From the records below, print only the part that opens with the line containing "What Apache ECharts" and closes with the line containing "var chart = echarts.init(document.getElementById('chart'));"; omit the pictures.

— Begin THE DATA —

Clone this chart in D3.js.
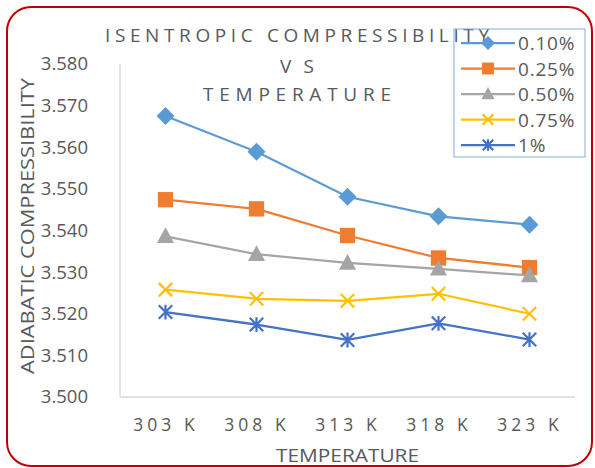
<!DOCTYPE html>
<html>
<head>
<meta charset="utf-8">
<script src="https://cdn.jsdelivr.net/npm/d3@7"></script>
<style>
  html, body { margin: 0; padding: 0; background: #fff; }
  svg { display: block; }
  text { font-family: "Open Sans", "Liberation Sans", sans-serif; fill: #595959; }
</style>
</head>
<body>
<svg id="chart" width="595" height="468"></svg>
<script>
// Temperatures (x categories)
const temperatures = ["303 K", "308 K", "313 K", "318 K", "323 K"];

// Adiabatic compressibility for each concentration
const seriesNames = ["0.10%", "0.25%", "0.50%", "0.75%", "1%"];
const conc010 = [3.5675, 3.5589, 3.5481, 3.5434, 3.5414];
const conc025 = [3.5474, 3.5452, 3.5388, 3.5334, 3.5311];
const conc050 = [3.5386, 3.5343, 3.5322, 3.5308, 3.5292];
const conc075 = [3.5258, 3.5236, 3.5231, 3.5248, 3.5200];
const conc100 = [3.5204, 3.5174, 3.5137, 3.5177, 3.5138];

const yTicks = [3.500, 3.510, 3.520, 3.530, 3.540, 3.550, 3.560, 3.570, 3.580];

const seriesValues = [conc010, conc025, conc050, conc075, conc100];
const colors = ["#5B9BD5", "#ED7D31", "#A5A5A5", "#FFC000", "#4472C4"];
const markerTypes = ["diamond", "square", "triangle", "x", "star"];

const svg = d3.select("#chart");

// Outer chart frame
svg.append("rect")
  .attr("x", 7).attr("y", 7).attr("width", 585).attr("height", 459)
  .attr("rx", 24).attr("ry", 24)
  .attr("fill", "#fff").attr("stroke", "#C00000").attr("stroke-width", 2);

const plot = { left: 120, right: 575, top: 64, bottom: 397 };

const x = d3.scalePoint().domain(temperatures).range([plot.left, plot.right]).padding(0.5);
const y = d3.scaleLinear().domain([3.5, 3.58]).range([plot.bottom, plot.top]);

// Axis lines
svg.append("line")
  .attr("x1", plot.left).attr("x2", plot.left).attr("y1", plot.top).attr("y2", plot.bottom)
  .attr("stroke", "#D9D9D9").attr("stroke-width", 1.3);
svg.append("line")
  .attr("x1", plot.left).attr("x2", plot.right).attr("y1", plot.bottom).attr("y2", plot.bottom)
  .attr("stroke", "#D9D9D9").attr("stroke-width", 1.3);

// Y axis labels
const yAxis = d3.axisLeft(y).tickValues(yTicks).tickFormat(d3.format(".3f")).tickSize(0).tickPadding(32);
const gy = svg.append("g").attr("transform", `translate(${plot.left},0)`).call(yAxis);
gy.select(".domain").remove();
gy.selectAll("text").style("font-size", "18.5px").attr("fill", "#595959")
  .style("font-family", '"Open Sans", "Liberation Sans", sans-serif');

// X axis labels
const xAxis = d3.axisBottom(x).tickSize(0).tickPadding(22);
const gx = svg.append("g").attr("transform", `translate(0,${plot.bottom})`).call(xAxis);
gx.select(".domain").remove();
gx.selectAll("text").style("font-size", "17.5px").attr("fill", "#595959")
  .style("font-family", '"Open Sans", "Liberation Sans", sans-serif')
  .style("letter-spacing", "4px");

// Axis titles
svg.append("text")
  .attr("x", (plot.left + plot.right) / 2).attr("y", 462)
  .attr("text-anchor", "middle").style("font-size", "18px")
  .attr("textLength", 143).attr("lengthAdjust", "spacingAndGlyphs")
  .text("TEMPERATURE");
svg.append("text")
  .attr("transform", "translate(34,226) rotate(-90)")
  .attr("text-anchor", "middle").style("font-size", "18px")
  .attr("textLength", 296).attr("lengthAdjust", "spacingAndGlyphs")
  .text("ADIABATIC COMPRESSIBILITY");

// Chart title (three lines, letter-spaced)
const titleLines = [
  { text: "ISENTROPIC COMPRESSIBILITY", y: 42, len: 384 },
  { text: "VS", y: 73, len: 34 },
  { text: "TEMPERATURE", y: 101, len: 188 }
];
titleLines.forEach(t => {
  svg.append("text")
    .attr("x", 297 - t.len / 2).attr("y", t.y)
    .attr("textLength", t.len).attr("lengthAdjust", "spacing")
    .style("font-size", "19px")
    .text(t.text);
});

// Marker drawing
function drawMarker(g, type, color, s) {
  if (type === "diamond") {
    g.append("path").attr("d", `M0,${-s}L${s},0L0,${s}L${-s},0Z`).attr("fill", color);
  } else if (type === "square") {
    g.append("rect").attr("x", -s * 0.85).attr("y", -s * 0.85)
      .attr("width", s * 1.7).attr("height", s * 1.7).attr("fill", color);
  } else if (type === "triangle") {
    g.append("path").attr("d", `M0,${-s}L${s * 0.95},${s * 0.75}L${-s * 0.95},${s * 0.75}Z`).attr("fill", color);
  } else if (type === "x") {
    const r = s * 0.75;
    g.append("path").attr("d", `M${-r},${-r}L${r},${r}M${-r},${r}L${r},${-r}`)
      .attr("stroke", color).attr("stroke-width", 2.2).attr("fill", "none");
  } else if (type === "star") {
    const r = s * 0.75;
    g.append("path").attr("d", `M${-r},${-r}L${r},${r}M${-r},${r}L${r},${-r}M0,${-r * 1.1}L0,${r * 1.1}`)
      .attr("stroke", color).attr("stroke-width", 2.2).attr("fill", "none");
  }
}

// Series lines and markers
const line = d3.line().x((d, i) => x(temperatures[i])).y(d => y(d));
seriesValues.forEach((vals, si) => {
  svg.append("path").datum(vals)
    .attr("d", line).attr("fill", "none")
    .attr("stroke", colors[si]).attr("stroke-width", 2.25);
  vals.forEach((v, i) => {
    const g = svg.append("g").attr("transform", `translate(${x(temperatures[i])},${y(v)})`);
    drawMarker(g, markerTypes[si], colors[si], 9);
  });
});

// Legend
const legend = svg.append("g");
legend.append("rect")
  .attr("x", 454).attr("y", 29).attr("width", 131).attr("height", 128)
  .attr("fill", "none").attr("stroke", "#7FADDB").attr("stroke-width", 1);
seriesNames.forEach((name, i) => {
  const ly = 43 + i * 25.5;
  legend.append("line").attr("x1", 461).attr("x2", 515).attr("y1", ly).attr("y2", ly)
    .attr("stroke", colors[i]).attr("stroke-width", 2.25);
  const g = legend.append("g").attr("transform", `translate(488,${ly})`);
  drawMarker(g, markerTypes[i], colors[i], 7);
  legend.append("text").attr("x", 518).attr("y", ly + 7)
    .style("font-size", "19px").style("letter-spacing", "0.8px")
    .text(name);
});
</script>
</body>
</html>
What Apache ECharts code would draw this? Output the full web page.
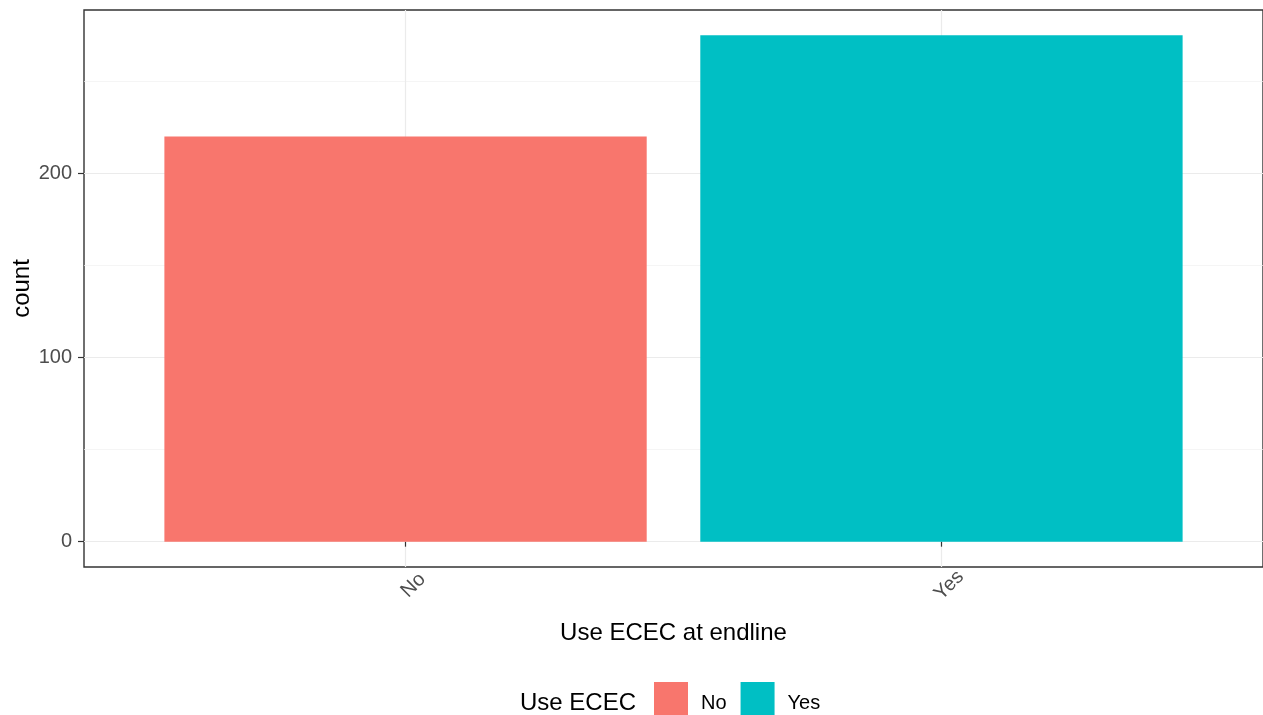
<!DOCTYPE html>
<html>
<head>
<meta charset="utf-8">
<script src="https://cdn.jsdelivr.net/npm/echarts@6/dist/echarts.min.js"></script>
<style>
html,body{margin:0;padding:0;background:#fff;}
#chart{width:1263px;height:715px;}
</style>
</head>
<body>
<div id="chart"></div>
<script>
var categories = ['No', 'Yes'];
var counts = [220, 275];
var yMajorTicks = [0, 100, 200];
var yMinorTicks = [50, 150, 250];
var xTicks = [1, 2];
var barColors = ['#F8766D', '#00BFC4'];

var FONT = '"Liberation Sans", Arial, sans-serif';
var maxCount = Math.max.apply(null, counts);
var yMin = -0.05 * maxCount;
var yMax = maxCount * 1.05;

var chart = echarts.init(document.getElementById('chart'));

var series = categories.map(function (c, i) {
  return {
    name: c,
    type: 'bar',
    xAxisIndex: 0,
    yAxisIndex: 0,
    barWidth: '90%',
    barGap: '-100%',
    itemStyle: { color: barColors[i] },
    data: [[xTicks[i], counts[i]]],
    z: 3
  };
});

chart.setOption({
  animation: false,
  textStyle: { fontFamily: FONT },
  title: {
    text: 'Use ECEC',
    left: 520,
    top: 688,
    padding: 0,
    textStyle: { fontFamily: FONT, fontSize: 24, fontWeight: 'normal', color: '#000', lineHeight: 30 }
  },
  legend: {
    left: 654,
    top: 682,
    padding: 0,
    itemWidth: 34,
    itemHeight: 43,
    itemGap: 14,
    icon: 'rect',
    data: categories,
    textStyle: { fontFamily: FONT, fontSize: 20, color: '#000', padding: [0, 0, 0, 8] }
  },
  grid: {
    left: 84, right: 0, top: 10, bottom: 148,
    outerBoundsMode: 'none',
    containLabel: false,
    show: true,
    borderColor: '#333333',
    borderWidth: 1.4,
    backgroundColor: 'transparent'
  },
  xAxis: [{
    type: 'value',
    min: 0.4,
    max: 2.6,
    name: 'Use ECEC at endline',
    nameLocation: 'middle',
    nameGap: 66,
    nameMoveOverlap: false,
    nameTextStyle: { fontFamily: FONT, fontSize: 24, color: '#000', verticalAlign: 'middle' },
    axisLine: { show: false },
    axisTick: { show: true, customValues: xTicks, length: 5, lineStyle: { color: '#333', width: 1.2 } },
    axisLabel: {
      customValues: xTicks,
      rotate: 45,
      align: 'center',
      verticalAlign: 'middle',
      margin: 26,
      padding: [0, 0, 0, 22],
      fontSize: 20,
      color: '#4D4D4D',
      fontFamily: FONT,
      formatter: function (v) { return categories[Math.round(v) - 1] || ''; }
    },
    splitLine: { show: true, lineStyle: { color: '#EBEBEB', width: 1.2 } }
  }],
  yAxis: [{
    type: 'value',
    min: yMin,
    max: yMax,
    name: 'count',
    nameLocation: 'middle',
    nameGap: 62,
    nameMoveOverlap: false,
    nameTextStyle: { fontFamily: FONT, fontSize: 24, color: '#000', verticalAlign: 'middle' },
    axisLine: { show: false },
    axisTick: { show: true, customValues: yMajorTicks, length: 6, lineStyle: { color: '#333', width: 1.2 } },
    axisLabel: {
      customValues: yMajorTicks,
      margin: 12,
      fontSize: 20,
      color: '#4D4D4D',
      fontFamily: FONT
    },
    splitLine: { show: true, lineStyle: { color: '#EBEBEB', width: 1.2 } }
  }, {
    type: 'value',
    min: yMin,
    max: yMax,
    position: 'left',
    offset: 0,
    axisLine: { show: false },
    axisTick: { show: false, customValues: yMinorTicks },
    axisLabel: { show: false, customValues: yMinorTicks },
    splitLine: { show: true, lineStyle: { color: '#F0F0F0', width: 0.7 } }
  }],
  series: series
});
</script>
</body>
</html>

— End THE DATA —

#### RESPONSE:
What Apache ECharts code would draw this? Output the full web page.
<!DOCTYPE html>
<html>
<head>
<meta charset="utf-8">
<script src="https://cdn.jsdelivr.net/npm/echarts@6/dist/echarts.min.js"></script>
<style>
html,body{margin:0;padding:0;background:#fff;}
#chart{width:1263px;height:715px;}
</style>
</head>
<body>
<div id="chart"></div>
<script>
var categories = ['No', 'Yes'];
var counts = [220, 275];
var yMajorTicks = [0, 100, 200];
var yMinorTicks = [50, 150, 250];
var xTicks = [1, 2];
var barColors = ['#F8766D', '#00BFC4'];

var FONT = '"Liberation Sans", Arial, sans-serif';
var maxCount = Math.max.apply(null, counts);
var yMin = -0.05 * maxCount;
var yMax = maxCount * 1.05;

var chart = echarts.init(document.getElementById('chart'));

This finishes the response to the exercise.